Hacker News new | ask | show | jobs
by ryandrake 3616 days ago
Cost-of-living is only one cost to consider.

I also used to work in Nowhere, USA and now work in the Bay Area. While my "cost of living as a percent of salary" is much higher, so is my "salary minus cost of living" which is a more important measurement. To put it into concrete hypothetical terms:

Person A lives in rural Iowa, makes $50K a year after taxes, and their cost of living items (housing, gas, food, etc.) add up to $20K. Person B lives in the city, makes $100K a year after taxes, and their cost of living items add up to $60K. All other things being equal (I know, that's a stretch), who's doing better?
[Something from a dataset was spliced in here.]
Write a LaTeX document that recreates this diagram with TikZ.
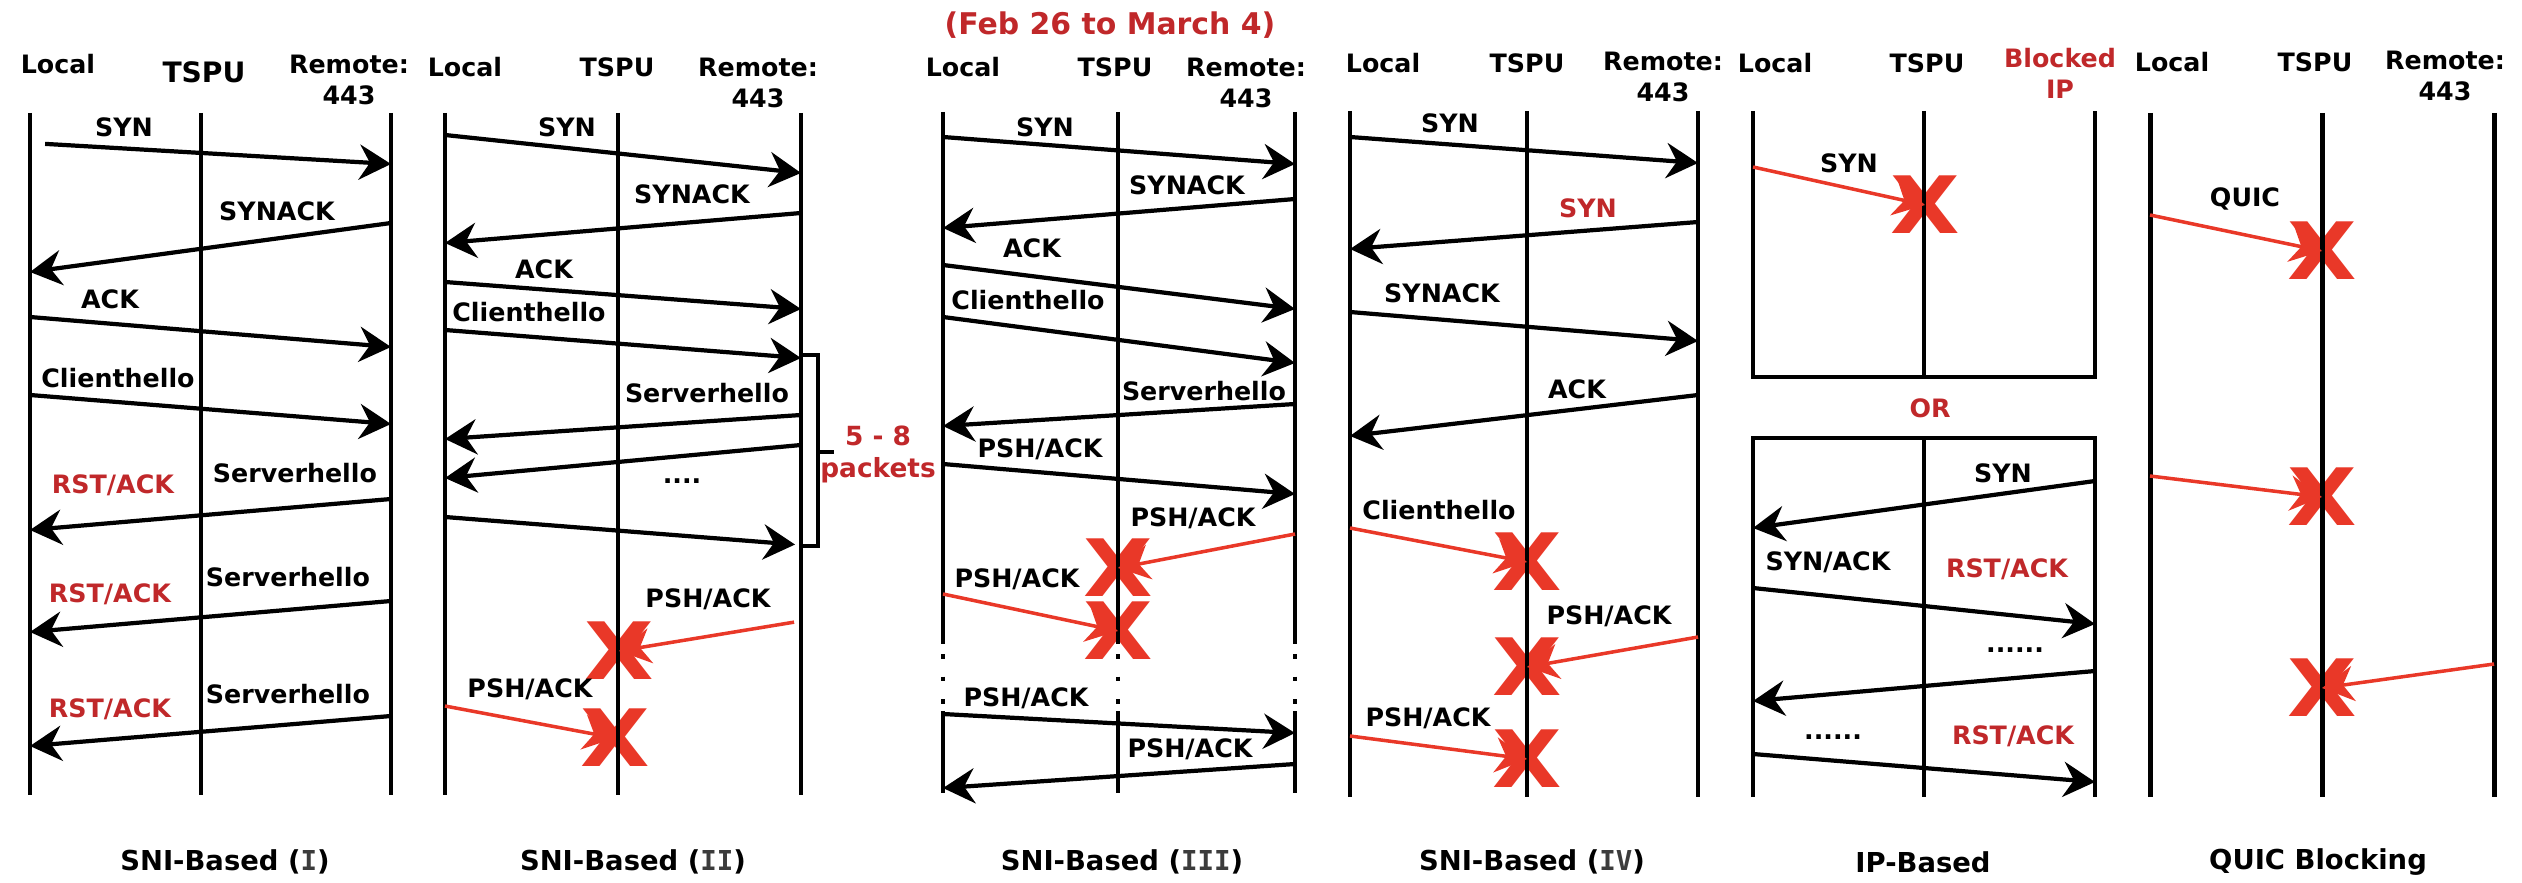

One school of thought is that A is better off because while they're making half the salary, their cost of living is 1/3rd. My school of though says that B is better off because he has $10K more to do things that cost the same as they do for person A: Investment, travel, Netflix, anything you buy on Amazon, whatever.

1 comments

If you can take a job somewhere with more than double your after-tax salary(what you would have to do to go from $50k after tax to $100k after tax) and only double your living expenses, of course you will come out ahead. I don't think that is a common situation for a family unless you either downgrade your standard of housing(smaller, add roommates, less desirable area, increase commute, etc) or are seriously underpaid. For single people it might be more commonly possible. Probably explains why a lot of people seem to come to my relatively high CoL area straight out of school and move away as soon as they start a family.